Ora, adotada pelo legislador, por meio de lei complementar, a isenção ou não incidência a favor das referidas sociedades profissionais, fica evidente o direito de tais sociedades de invocarem a seu favor o princípio constitucional da segurança jurídica para fazerem prevalecer a isenção (ou não incidência) prevista no art. 6o. II, da Lei Complementar 70/91 sobre sua suposta revogação pelo art. 56 da Lei (ordinária) 9.430/96.
Como se vê, a questão ainda não se pode dizer encerrada.
Mas, encerrada estará, e a favor de todas essas sociedades profissionais que buscarem seus direitos perante o Poder Judiciário, se a decisão final nos dois casos ora em julgamento favorecer as empresas recorrentes.
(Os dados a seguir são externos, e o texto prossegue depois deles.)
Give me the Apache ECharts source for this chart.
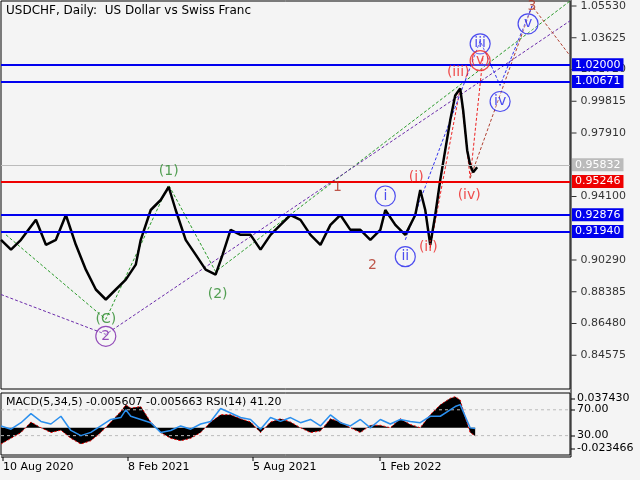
<!DOCTYPE html><html><head><meta charset="utf-8"><script src="https://cdn.jsdelivr.net/npm/echarts@6/dist/echarts.min.js"></script>
<style>body{margin:0;background:#f4f4f4}#c{width:640px;height:480px}</style></head><body><div id="c"></div><script>
// price path: [barPosition, price]
const priceX=[0,10,20,35,45,55,65,75,85,95,105,115,125,135,140,150,160,168,175,185,195,205,215,222,230,240,250,260,270,280,290,300,310,320,330,340,350,360,370,380,385,395,405,415,420,425,430,435,440,445,450,455,460,463,467,470,473,477];
const priceY=[0.9150,0.9091,0.9150,0.9270,0.9120,0.9150,0.9299,0.9120,0.8971,0.8852,0.8792,0.8852,0.8911,0.9001,0.9150,0.9329,0.9389,0.9467,0.9329,0.9150,0.9061,0.8971,0.8941,0.9061,0.9210,0.9180,0.9180,0.9091,0.9180,0.9240,0.9299,0.9270,0.9180,0.9120,0.9240,0.9299,0.9210,0.9210,0.9150,0.9210,0.9329,0.9240,0.9180,0.9299,0.9449,0.9329,0.9120,0.9299,0.9508,0.9688,0.9867,1.0016,1.0058,0.9926,0.9688,0.9598,0.9556,0.9586];
const levelsBlue=[1.02000,1.00671,0.92876,0.91940];
const levelRed=0.95246, lastPrice=0.95832;
const tickLabels=[1.05530,1.03625,1.01720,0.99815,0.97910,0.94100,0.90290,0.88385,0.86480,0.84575];
const greenWave=[[5,0.9180],[105,0.8673],[168,0.9479],[215,0.8959],[570,1.0583]];
const purpleWave=[[0,0.8822],[105,0.8583],[570,1.0464]];
const redWave=[[430,0.9102],[460,1.0058],[470,0.9520],[483,1.0255]];
const brownWave=[[470,0.9520],[532,1.0553],[570,1.0255]];
const blueWave=[[405,0.9150],[480,1.0344],[500,1.0076],[532,1.0553]];
const waveLabels=[
 [168,0.9560,'(1)','#2a8a2a',0],[217,0.8822,'(2)','#2a8a2a',0],[105,0.8673,'(C)','#2a8a2a',0],[105,0.8571,'2','#7a22aa',1],
 [337,0.9467,'1','#b03020',0],[372,0.8995,'2','#b03020',0],[532,1.0553,'3','#b03020',0],
 [385,0.9413,'i','#2222ee',1],[405,0.9049,'ii','#2222ee',1],[480,1.0326,'iii','#2222ee',1],[500,0.9980,'iv','#2222ee',1],[528,1.0446,'v','#2222ee',1],
 [416,0.9526,'(i)','#ee2222',0],[428,0.9102,'(ii)','#ee2222',0],[458,1.0155,'(iii)','#ee2222',0],[469,0.9419,'(iv)','#ee2222',0],[480,1.0225,'(v)','#ee2222',1]];
const oscX=[0,10,20,30,40,50,60,70,80,90,100,110,120,125,130,140,150,160,170,180,190,200,210,220,230,240,250,260,270,280,290,300,310,320,330,340,350,360,370,380,390,400,410,420,430,440,450,455,460,465,470,475];
const rsi=[45,40,50,64,52,48,60,38,30,35,45,55,58,70,60,55,50,35,38,45,40,48,52,72,65,58,55,40,58,52,58,50,55,45,62,50,45,55,42,55,48,55,52,50,60,60,70,75,78,60,42,41];
const macd=[-0.02,-0.013,-0.006,0.007,0,-0.006,-0.003,-0.013,-0.02,-0.016,-0.006,0.007,0.02,0.028,0.024,0.026,0.007,-0.006,-0.013,-0.016,-0.013,-0.006,0.007,0.016,0.016,0.011,0.007,-0.006,0.007,0.011,0.007,0,-0.006,-0.004,0.011,0.007,0,-0.006,0.003,0.003,0,0.011,0.004,0,0.016,0.028,0.036,0.038,0.034,0.013,-0.006,-0.01];
const dateLabels=[[3,'10 Aug 2020'],[128,'8 Feb 2021'],[253,'5 Aug 2021'],[380,'1 Feb 2022']];
const F='DejaVu Sans';
const ch=echarts.init(document.getElementById('c'));
const dashed=(d,c,i)=>({type:'line',xAxisIndex:i||0,yAxisIndex:i||0,data:d,symbol:'none',lineStyle:{color:c,width:1,type:[3,2]},z:3});
ch.setOption({backgroundColor:'#f4f4f4',animation:false,
 grid:[{left:1,top:1,width:569,height:388,show:true,borderColor:'#000',borderWidth:1},
       {left:1,top:393,width:569,height:62,show:true,borderColor:'#000',borderWidth:1},
       {left:1,top:393,width:569,height:62}],
 xAxis:[0,1,2].map(i=>({type:'value',gridIndex:i,min:0,max:570,show:false})),
 yAxis:[{type:'value',gridIndex:0,min:0.8255,max:1.0583,show:false},
        {type:'value',gridIndex:1,min:0,max:96,show:false},
        {type:'value',gridIndex:2,min:-0.0334,max:0.0425,show:false}],
 graphic:[{type:'text',left:6,top:5,style:{text:'USDCHF, Daily:  US Dollar vs Swiss Franc',font:'12px '+F,fill:'#000'}},
   {type:'text',left:6,top:397,style:{text:'MACD(5,34,5) -0.005607 -0.005663 RSI(14) 41.20',font:'11px '+F,fill:'#000'}},
   {type:'line',shape:{x1:571,y1:0,x2:571,y2:457},style:{stroke:'#000'}},
   {type:'line',shape:{x1:1,y1:457,x2:571,y2:457},style:{stroke:'#000'}},
   ...[[399,'0.037430'],[410,'70.00'],[436,'30.00'],[449,'-0.023466']].map(a=>({type:'group',children:[
     {type:'line',shape:{x1:571,y1:a[0],x2:575,y2:a[0]},style:{stroke:'#000'}},
     {type:'text',x:577,y:a[0]-6,style:{text:a[1],font:'11px '+F,fill:'#000'}}]})),
   ...dateLabels.map(a=>({type:'group',children:[
     {type:'line',shape:{x1:a[0],y1:457,x2:a[0],y2:461},style:{stroke:'#000'}},
     {type:'text',x:a[0],y:462,style:{text:a[1],font:'11px '+F,fill:'#000'}}]}))],
 series:[
  {type:'line',data:priceX.map((x,i)=>[x,priceY[i]]),symbol:'none',lineStyle:{color:'#000',width:2.5},z:4,
   markLine:{silent:true,symbol:'none',animation:false,data:[
     {yAxis:lastPrice,lineStyle:{color:'#bbb',width:1,type:'solid'},label:{position:'end',formatter:'0.95832',color:'#fff',backgroundColor:'#bbb',padding:[1,3],fontFamily:F,fontSize:11,distance:2}},
     ...levelsBlue.map(v=>({yAxis:v,lineStyle:{color:'#0000ee',width:2,type:'solid'},label:{position:'end',formatter:v.toFixed(5),color:'#fff',backgroundColor:'#0000ee',padding:[1,3],fontFamily:F,fontSize:11,distance:2}})),
     {yAxis:levelRed,lineStyle:{color:'#ee0000',width:2,type:'solid'},label:{position:'end',formatter:levelRed.toFixed(5),color:'#fff',backgroundColor:'#ee0000',padding:[1,3],fontFamily:F,fontSize:11,distance:2}}]}},
  dashed(greenWave,'#2a9a2a'),dashed(purpleWave,'#6a2aaa'),dashed(redWave,'#ee2222'),dashed(brownWave,'#b04030'),dashed(blueWave,'#3333ee'),
  {type:'scatter',data:tickLabels.map(v=>[572,v]),symbol:'rect',symbolSize:[5,1],symbolOffset:[2,0],itemStyle:{color:'#000'},clip:false,
   label:{show:true,position:'right',distance:4,formatter:p=>p.value[1].toFixed(5),color:'#000',fontFamily:F,fontSize:11},z:1},
  {type:'scatter',data:waveLabels.map(w=>({value:[w[0],w[1]],symbolSize:w[4]?20:1,
     itemStyle:{color:w[4]?'rgba(255,255,255,0.3)':'transparent',borderColor:w[3],borderWidth:w[4]?1.2:0},
     label:{show:true,position:'inside',formatter:w[2],color:w[3],fontFamily:F,fontSize:14}})),z:6},
  {type:'line',xAxisIndex:1,yAxisIndex:1,data:[[0,70],[570,70]],symbol:'none',lineStyle:{color:'#bbb',type:[3,3],width:1}},
  {type:'line',xAxisIndex:1,yAxisIndex:1,data:[[0,30],[570,30]],symbol:'none',lineStyle:{color:'#bbb',type:[3,3],width:1}},
  {type:'line',xAxisIndex:2,yAxisIndex:2,data:oscX.map((x,i)=>[x,macd[i]]),symbol:'none',lineStyle:{color:'#ee0000',width:1,type:[2,2]},areaStyle:{color:'#000',opacity:1}},
  {type:'line',xAxisIndex:1,yAxisIndex:1,data:oscX.map((x,i)=>[x,rsi[i]]),symbol:'none',lineStyle:{color:'#2a8fee',width:1.5},z:5}
 ]});
</script></body></html>
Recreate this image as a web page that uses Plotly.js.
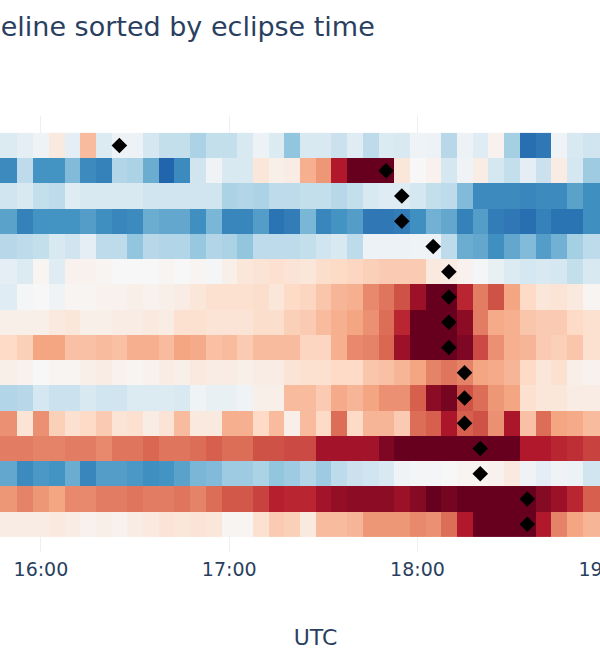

Mesmo porque os argumentos jurídicos da Fazenda Nacional (União Federal) se cingem, exatamente, à alegação de inexistência de hierarquia entre lei complementar e lei ordinária, quando, na verdade, a questão gira, antes de tudo, na quebra da segurança jurídica quando uma lei ordinária dispõe sobre tema resolvido e votado por meio de lei complementar. Ora, o quorum especial é da essência da lei complementar. E, nesse ponto, pelo ângulo da segurança jurídica, há, sim, hierarquia entre lei complementar e lei ordinária, em razão da opção feita pelo legislador por deliberar por meio da primeira em tema que favoreça o contribuinte, isentando-o de determinado tributo.
Assim, uma não-incidência ou uma isenção deliberadas por meio de lei complementar não poderão ser retiradas ou revogadas senão por lei complementar. Mas nada impedirá que uma isenção seja concedida por lei ordinária, e por lei ordinária, também, vir a ser revogada. Nestes dois últimos casos, o nível de segurança jurídica do contribuinte se põe em plano mais baixo do que o da segurança jurídica resultante de um quorum especial de votação. Sem nos esquecermos de que um projeto de lei já se distingue desde sua proposição: ou já é proposto como projeto de lei complementar ou o é como projeto de lei ordinária. Logo, já de início se distingue a intenção do legislador quanto ao nível de segurança jurídica que quer atribuir à matéria a ser legislada. Só quem tem o poder de dar, tem o poder de tirar. Quorum especial para conceder exigirá quorum especial para retirar.
Como se vê, o tema comporta, ainda, novos embates judiciais.